The question of Soviet response to the Apollo missions occasionaly arises in the context of hoax theories. While gathering stuff on the history of astronomy from space, I came across a little book "Ryadom so Zvezdami" ("Near the stars") by Pyotr Klimuk, veteran of Soyuz 13 and flights to Salyuts 4 and 6. The book was evidently written in late 1977 (press date 1979). Starting on the first page of chapter 1, he muses (my quick translation):

"By now twenty years have passed. Only twenty! In this short span - an instant i the history of civilization - we saw the far side of the Moon, received signals from human apparatus on other planets, looked on a televised panorama of the "evening star" Venus, and performed analysis of the lunar surface. Above all, in this time humanity began to live in space: there, thrown into weightlessness, he welded metal and raised plants, so that, from beyond the atmosphere, he conversed with Earth via television, laying the groundwork for international cooperation in space.

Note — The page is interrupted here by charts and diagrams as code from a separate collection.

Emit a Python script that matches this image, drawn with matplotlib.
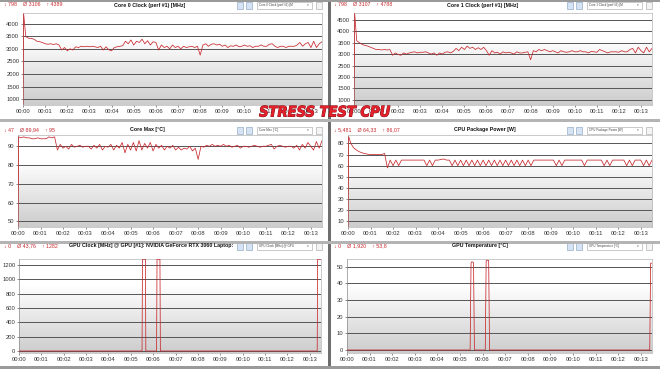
import numpy as np
import matplotlib.pyplot as plt
from matplotlib.patches import Rectangle
import matplotlib.patheffects as pe

plt.rcParams['font.family'] = ['Liberation Sans', 'DejaVu Sans']

W, H = 660, 369
STEP = 0.125          # minutes between plotted samples
START_T = [0.0, 0.03]  # the start-up jump of each CPU sensor
XMAX = 13.5

minutes = list(range(14))
xtick_labels = ['00:%02d' % m for m in minutes]

# Core 0 Clock [MHz]
core0_start = [798, 4389]
core0 = [3480, 3420, 3410, 3380, 3300, 3280, 3250, 3200,
         3180, 3200, 3170, 3200, 3150, 2950, 3050, 2920,
         3000, 2950, 3080, 3050, 3100, 3080, 3100, 3080,
         3100, 3080, 3050, 3100, 2950, 3080, 2960, 2920,
         3050, 3080, 3100, 3120, 3300, 3200, 3350, 3150,
         3300, 3250, 3380, 3200, 3320, 3150, 3280, 3250,
         2950, 3150, 3050, 3100, 3000, 3150, 3050, 3100,
         3000, 3100, 3050, 3080, 3100, 3050, 3100, 2750,
         3150, 3200, 3100, 3180, 3200, 3150, 3180, 3100,
         3150, 3050, 3120, 3100, 3150, 3080, 3100, 3150,
         3100, 3120, 3050, 3100, 3100, 3150, 3100, 3100,
         3180, 3200, 3100, 3050, 3100, 3100, 3050, 3100,
         3100, 3100, 3150, 3250, 3100, 3200, 3250, 3050,
         3300, 3050, 3200, 3280]

# Core 1 Clock [MHz]
core1_start = [798, 4788]
core1 = [3580, 3500, 3420, 3380, 3350, 3300, 3250, 3200,
         3200, 3180, 3200, 3180, 3200, 2950, 3050, 2980,
         2950, 3050, 3000, 3050, 3080, 3100, 3050, 3080,
         3080, 3100, 3050, 3000, 3050, 2950, 3050, 3000,
         3080, 3100, 3050, 3120, 3250, 3150, 3300, 3200,
         3350, 3250, 3300, 3200, 3280, 3200, 3300, 3150,
         2950, 3150, 3050, 3080, 3000, 3100, 3050, 3080,
         3050, 3000, 3100, 3050, 3050, 3080, 3100, 2750,
         3150, 3100, 3200, 3150, 3200, 3150, 3100, 3150,
         3100, 3050, 3150, 3100, 3080, 3100, 3150, 3100,
         3100, 3150, 3100, 3100, 3050, 3120, 3100, 3080,
         3200, 3150, 3100, 3050, 3100, 3100, 3100, 3080,
         3150, 3100, 3100, 3200, 3250, 3050, 3300, 3150,
         3050, 3300, 3100, 3250]

# Core Max [°C]
coremax_start = [47, 95]
coremax = [94.5, 95, 94.5, 94.5, 94, 94, 94.5, 94,
           94, 94, 95, 94.5, 95, 88, 91, 89,
           90, 88.5, 91, 89.5, 90, 90.5, 89.5, 90,
           90, 88.5, 90.5, 89, 91, 88, 90, 89.5,
           91, 88, 90.5, 89, 92, 86.5, 91, 88,
           92, 87.5, 93, 88, 91.5, 89, 92, 87.5,
           91, 89, 90.5, 88, 90, 89, 90.5, 88,
           89.5, 88, 89, 88.5, 90, 87.5, 89, 83,
           90, 89.5, 90.5, 90, 91, 90, 90.5, 90,
           91, 90, 90.5, 89.5, 90, 90.5, 89, 90,
           90, 89.5, 90, 90.5, 90, 89.5, 90, 90,
           90.5, 91, 88.5, 90, 90.5, 90, 89.5, 90,
           90, 89, 90.5, 88, 91, 89, 92, 90,
           88, 92.5, 89, 93]

# CPU Package Power [W]
power_start = [5.481, 86.07]
power = [80, 76, 74, 72.5, 71.5, 70.8, 70.3, 70,
         70, 70, 70, 70, 71, 58, 65, 60,
         65, 60, 65, 65, 65, 65, 65, 65,
         65, 65, 65, 60, 65, 60, 65, 65,
         65.5, 66, 65, 65, 60, 65, 60, 65,
         60, 65, 60, 65, 60, 65, 60, 65,
         60, 65, 60, 65, 60, 65, 60, 65,
         60, 65, 60, 65, 60, 65, 60, 65,
         60, 65, 65, 65, 65, 65, 65, 65,
         65, 60, 65, 60, 65, 65, 65, 65,
         65, 65, 65, 60, 65, 65, 65, 65,
         65, 65, 60, 65, 60, 65, 65, 65,
         65, 65, 60, 65, 60, 65, 65, 65,
         60, 65, 60, 65]

# GPU sensors only wake up three times
gpu_clk_t = [0, 5.5, 5.52, 5.65, 5.67, 6.15, 6.17, 6.3, 6.32, 13.33, 13.35, 13.5]
gpu_clk = [0, 0, 1282, 1282, 0, 0, 1282, 1282, 0, 0, 1282, 1282]
gpu_temp_t = [0, 5.45, 5.49, 5.52, 5.6, 5.64, 6.12, 6.16, 6.2, 6.27, 6.31, 13.4, 13.44, 13.5]
gpu_temp = [0, 0, 52.0, 52.8, 52.5, 0, 0, 53.4, 53.8, 53.6, 0, 0, 52, 52]


def series(start, vals):
    t = np.concatenate([START_T, STEP * np.arange(1, len(vals) + 1)])
    return t, np.concatenate([start, vals])


fig = plt.figure(figsize=(W / 100, H / 100), dpi=100)
fig.patch.set_facecolor('white')

shade = np.concatenate([np.ones(70), np.linspace(1, 0.8, 186)]).reshape(-1, 1)
RED = '#c8282d'


def fx(x):
    return x / W


def fy(y):
    return 1 - y / H


def panel(box, t, v, ylim, yticks, title, stats, combo, x0, hy, title_x):
    left, top, right, bottom = box
    ax = fig.add_axes([fx(left), fy(bottom), (right - left) / W, (bottom - top) / H])
    ax.imshow(shade, extent=[0, XMAX, ylim[0], ylim[1]], aspect='auto',
              cmap='gray', vmin=0, vmax=1, zorder=0, interpolation='bilinear')
    ax.plot(t, v, color=RED, lw=0.55, zorder=3)
    ax.set_xlim(0, XMAX)
    ax.set_ylim(*ylim)
    ax.set_yticks(yticks)
    ax.set_xticks(minutes)
    ax.set_xticklabels(xtick_labels)
    ax.grid(axis='y', color='#555555', lw=0.7, zorder=1)
    ax.set_axisbelow(True)
    ax.tick_params(labelsize=4.2, colors='#333333', length=1.5, width=0.4, pad=1.2)
    for s in ax.spines.values():
        s.set_color('#b5b5b5')
        s.set_linewidth(0.5)
    ax.spines['left'].set_color('#8a8a8a')

    # header line above the plot
    fig.text(fx(x0 + 4), fy(hy), stats, color=RED, fontsize=3.8, va='center')
    fig.text(fx(title_x), fy(hy), title, fontsize=3.8, fontweight='bold',
             ha='center', va='center', color='#111111')
    for ix in (x0 + 237, x0 + 246):
        fig.add_artist(Rectangle((fx(ix), fy(hy + 3.5)), 6 / W, 7 / H,
                                 facecolor='#d6e3f5', edgecolor='#7f9db9', lw=0.4))
    fig.add_artist(Rectangle((fx(x0 + 257), fy(hy + 3.5)), 55 / W, 7 / H,
                             facecolor='white', edgecolor='#a0a0a0', lw=0.4))
    fig.text(fx(x0 + 259), fy(hy), combo, fontsize=2.2, va='center', color='#444444')
    fig.text(fx(x0 + 308), fy(hy), '\u25be', fontsize=2.5, va='center', ha='center', color='#666666')
    fig.add_artist(Rectangle((fx(x0 + 316), fy(hy + 3.5)), 6 / W, 7 / H,
                             facecolor='#f4f4f4', edgecolor='#a0a0a0', lw=0.4))
    return ax


t0, v0 = series(core0_start, core0)
panel((23, 13, 322, 105), t0, v0, (770, 4420), range(1000, 4001, 500),
      'Core 0 Clock (perf #1) [MHz]', '\u2193 798    \u00d8 3106    \u2191 4389',
      'Core 0 Clock (perf #1) [M', 0, 5, 150)

t1, v1 = series(core1_start, core1)
panel((354, 13, 652, 105), t1, v1, (770, 4800), range(1000, 4501, 500),
      'Core 1 Clock (perf #1) [MHz]', '\u2193 798    \u00d8 3107    \u2191 4788',
      'Core 1 Clock (perf #1) [M', 330, 5, 483)

t2, v2 = series(coremax_start, coremax)
panel((18, 135, 322, 227), t2, v2, (47, 96), range(50, 91, 10),
      'Core Max [\u00b0C]', '\u2193 47    \u00d8 89,94    \u2191 95',
      'Core Max [\u00b0C]', 0, 130, 147)

t3, v3 = series(power_start, power)
panel((348, 135, 652, 227), t3, v3, (5, 87.5), range(10, 81, 10),
      'CPU Package Power [W]', '\u2193 5,481    \u00d8 64,33    \u2191 86,07',
      'CPU Package Power [W]', 330, 130, 485)

panel((19, 259, 321, 353), gpu_clk_t, gpu_clk, (-28, 1285), range(0, 1201, 200),
      'GPU Clock [MHz] @ GPU [#1]: NVIDIA GeForce RTX 3060 Laptop:',
      '\u2193 0    \u00d8 43,76    \u2191 1282',
      'GPU Clock [MHz] @ GPU', 0, 246, 151)

panel((347, 259, 652, 353), gpu_temp_t, gpu_temp, (-1.8, 54.5), range(0, 51, 10),
      'GPU Temperature [\u00b0C]', '\u2193 0    \u00d8 1,920    \u2191 53,8',
      'GPU Temperature [\u00b0C]', 330, 246, 480)

# window separators
fig.add_artist(Rectangle((fx(327.5), 0), 3 / W, 1, facecolor='#6e6e6e', lw=0))
for sy in (120, 242):
    fig.add_artist(Rectangle((0, fy(sy + 1.5)), 1, 3 / H, facecolor='#b4b4b4', lw=0))
fig.add_artist(Rectangle((0, fy(2)), 1, 2 / H, facecolor='#9a9a9a', lw=0))
fig.add_artist(Rectangle((0, 0), 1, 3 / H, facecolor='#9a9a9a', lw=0))

fig.text(fx(325), fy(112), 'STRESS TEST CPU', color='#e3222c', fontsize=10.5,
         fontweight='bold', style='italic', fontstretch='condensed',
         ha='center', va='center', zorder=10,
         family=['DejaVu Sans', 'Liberation Sans'],
         path_effects=[pe.withStroke(linewidth=0.7, foreground='#8a1018')])

fig.savefig('out.png', dpi=100)
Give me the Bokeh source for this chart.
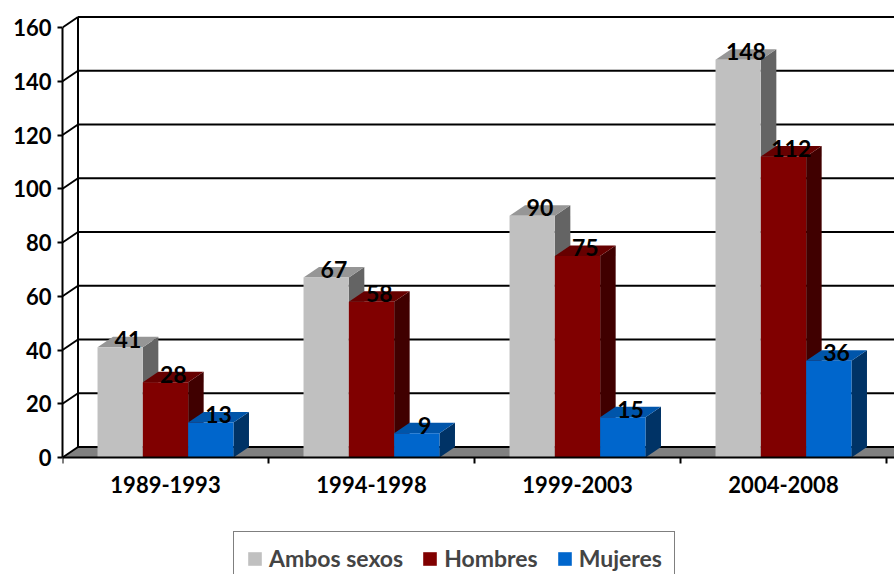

...And we all watched on television as man took his first steps on the surface of the Moon; watched, delighted but not, if you please, surprised..."

So, in a book distinctly not intended for international consumption, cosmonauts understood the Apollo landings to have actually taken place, as of a few years afterward. I"ll mentally file that with the article from Novosti Kosmonavtiki about Soviet tracking and signal reception from Apollo lunar missions.